CFIN-FM
- Lac-Etchemin, Quebec, Canada; Canada;
- Frequency: 100.5 MHz
- Branding: Passion FM

Ownership
- Owner: Radio Bellechasse

History
- First air date: 1992/03/27

Technical information
- Class: B
- ERP: 9.6 kWs
- HAAT: 206 meters (676 ft)

= CFIN-FM =

Radio station in Lac-Etchemin, Quebec, Canada

CFIN-FM is a French-language Canadian radio station located in Lac-Etchemin, Quebec.

It broadcasts on 100.5 MHz with an effective radiated power of 9,600 watts (class B) using an omnidirectional antenna.

The station has a variety format and operates under a community radio licence. CFIN-FM received approval in 1991 and went on the air on march 27th,1992. One of their most famous shows was the weekly "Son Noir des Nuits Blanches", mainly a classic-rock show broadcast on Saturday nights from midnight to 2 A.M. from 1993 to 1998.

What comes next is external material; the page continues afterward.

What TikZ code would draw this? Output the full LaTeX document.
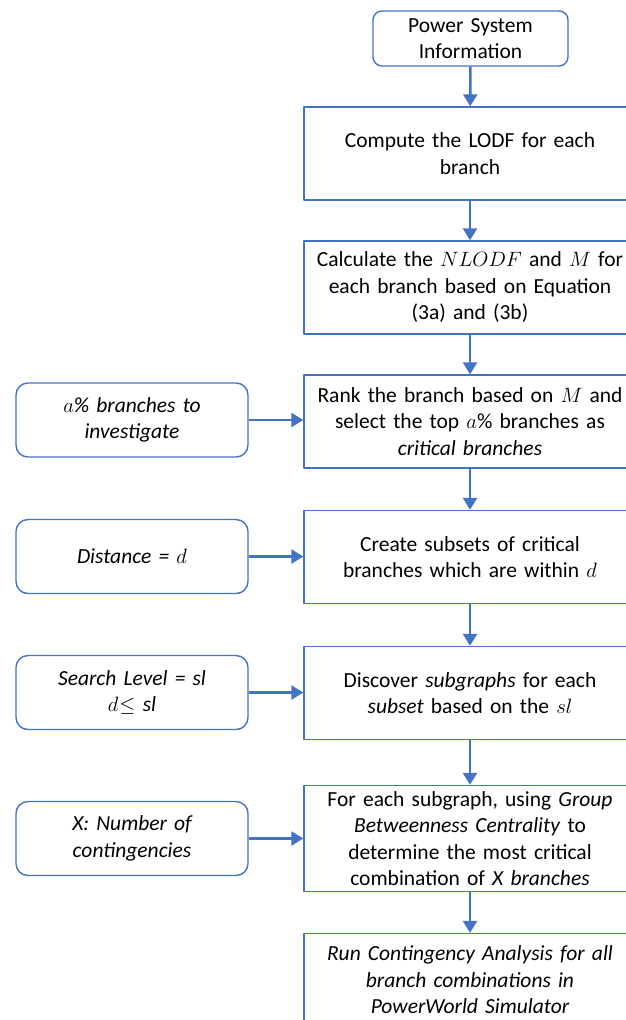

CFIN-FM operates four rebroadcasters. The most powerful one, CFIN-FM-1, is located in Armagh, and broadcasts on 103.9 MHz with an effective radiated power of 1,390 watts (class A) using an omnidirectional antenna. The other ones all broadcast on 105.5 MHz using a directional antenna with a peak effective radiated power of 50 watts (class LP); these rebroadcasters are:
- CFIN-FM-2 in Saint-Malachie,
- CFIN-FM-3 in Saint-Anselme and
- CFIN-FM-4 in Saint-Jean-d'Orléans. Their average effective radiated power is respectively 34, 32 and 35 watts.

The call sign CFIN-FM was previously used by an unrelated defunct private station in Coaticook which operated from 1984 to 1987. That station had to close after the Canadian Radio-television and Telecommunications Commission refused to renew its licence.

The station is a member of the Association des radiodiffuseurs communautaires du Québec.